Should five per cent be a requirement?

by Justin da Rosa11 Feb 2015
The level of mortgage debt in Canada has sparked furious debate among industry professionals about qualification standards for mortgages.
“If you can’t save five per cent for a down payment, you have no business buying a house,” says Blair J. Anderson, the broker of record for Promise First Realty in Toronto. “I don’t want my clients to run into a situation where they have to get rid of the house. It’s not good for the market or for them as individuals.”
Some mortgage brokers, however, disagree.
“I think there are many good, hard-working Canadians with good credit, that make enough money to support a mortgage payment,” Hal Tagg, an Alberta-based broker and real estate agent, wrote on REP sister site, “I don't see the problem with helping them borrow the money for a down payment to help them get into their first house. If a private lender is willing to take the risk in lending the down payment money, why not let it happen?”
Tagg, who disagrees that having at least a five per cent down payment should be a requirement for attaining a mortgages, wrote the comment in response to an article about the levels of mortgage debt Canadians have accrued across the country, similar to the one published on REP last week.

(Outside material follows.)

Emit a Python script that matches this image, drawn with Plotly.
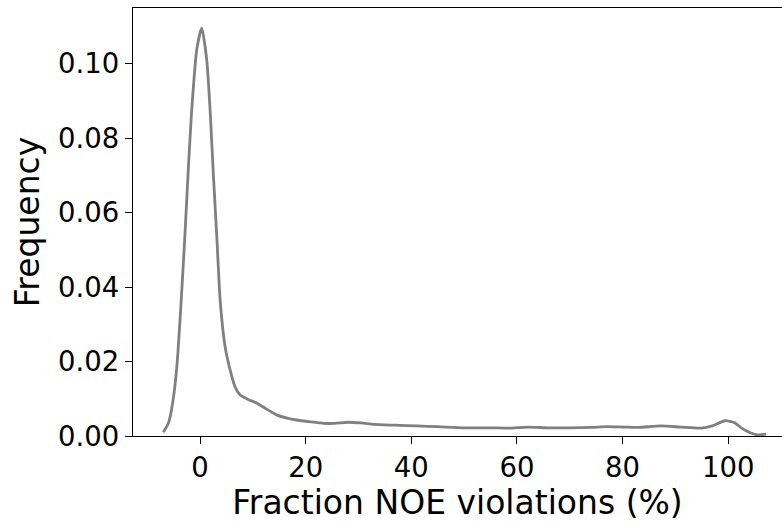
import plotly.graph_objects as go

x_vals = [-6.96, -6.0, -5.2, -4.4, -3.67, -2.85, -2.2, -1.58, -0.63, 0.32, 1.27, 1.9, 2.5, 3.2, 3.8,
          4.74, 5.7, 6.6, 7.6, 9.0, 10.8, 12.5, 14.6, 16.5, 18.3, 21.0, 23.4, 25.5, 28.0, 30.5, 33.0,
          37.0, 41.0, 45.0, 50.0, 55.0, 58.5, 62.0, 66.0, 70.0, 74.0, 77.0, 80.0, 83.0, 87.3, 91.0,
          94.9, 97.0, 99.4, 101.2, 102.5, 103.7, 104.7, 105.6, 106.5, 107.2]
y_vals = [0.0010, 0.0034, 0.0088, 0.0186, 0.0340, 0.0545, 0.0724, 0.0876, 0.1038, 0.1096, 0.1010,
          0.0876, 0.0707, 0.0527, 0.0366, 0.0240, 0.0177, 0.0133, 0.0110, 0.0099, 0.0088, 0.0073,
          0.0056, 0.0048, 0.0043, 0.0038, 0.0034, 0.0034, 0.0037, 0.0035, 0.0031, 0.0029, 0.0027,
          0.0025, 0.0022, 0.0022, 0.0021, 0.0024, 0.0022, 0.0022, 0.0023, 0.0025, 0.0024, 0.0023,
          0.0027, 0.0024, 0.0021, 0.0027, 0.0041, 0.0036, 0.0022, 0.0012, 0.0006, 0.0003, 0.0004, 0.0005]

x_ticks = [0, 20, 40, 60, 80, 100]
y_ticks = [0.00, 0.02, 0.04, 0.06, 0.08, 0.10]

fig = go.Figure()
fig.add_trace(go.Scatter(x=x_vals, y=y_vals, mode="lines",
                         line=dict(color="#808080", width=2.8, shape="spline", smoothing=0.6),
                         showlegend=False, hoverinfo="skip"))

font = "DejaVu Sans, Verdana, sans-serif"
fig.update_layout(
    width=782, height=523,
    margin=dict(l=133, r=0, t=8, b=87),
    paper_bgcolor="white", plot_bgcolor="white",
    font=dict(family=font, color="black"),
    xaxis=dict(range=[-12.7, 110.2], tickvals=x_ticks, ticktext=[str(v) for v in x_ticks],
               showgrid=False, zeroline=False, showline=True, linecolor="black", linewidth=1.3,
               mirror=True, ticks="outside", ticklen=7, tickwidth=1.3, tickcolor="black",
               tickfont=dict(size=27.5, family=font),
               title=dict(text="Fraction NOE violations (%)", font=dict(size=33, family=font), standoff=4)),
    yaxis=dict(range=[0, 0.115], tickvals=y_ticks, ticktext=[f"{v:.2f}" for v in y_ticks],
               showgrid=False, zeroline=False, showline=True, linecolor="black", linewidth=1.3,
               mirror=False, ticks="outside", ticklen=7, tickwidth=1.3, tickcolor="black",
               tickfont=dict(size=27.5, family=font),
               title=dict(text="Frequency", font=dict(size=33, family=font), standoff=8)),
)
fig.write_html("out.html")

According to BuzzBuzzHome, British Columbians have racked up mortgage debt faster than they’ve grown home values. In 2012, the average value of a house rose 83.7 per cent over 13 years, to $535,400 – this being before the market went ape. The amount of mortgage debt West Coast homeowners took on, however, increased more than 132 per cent over the same period to $241,800, or 45.2 per cent of the value of the home.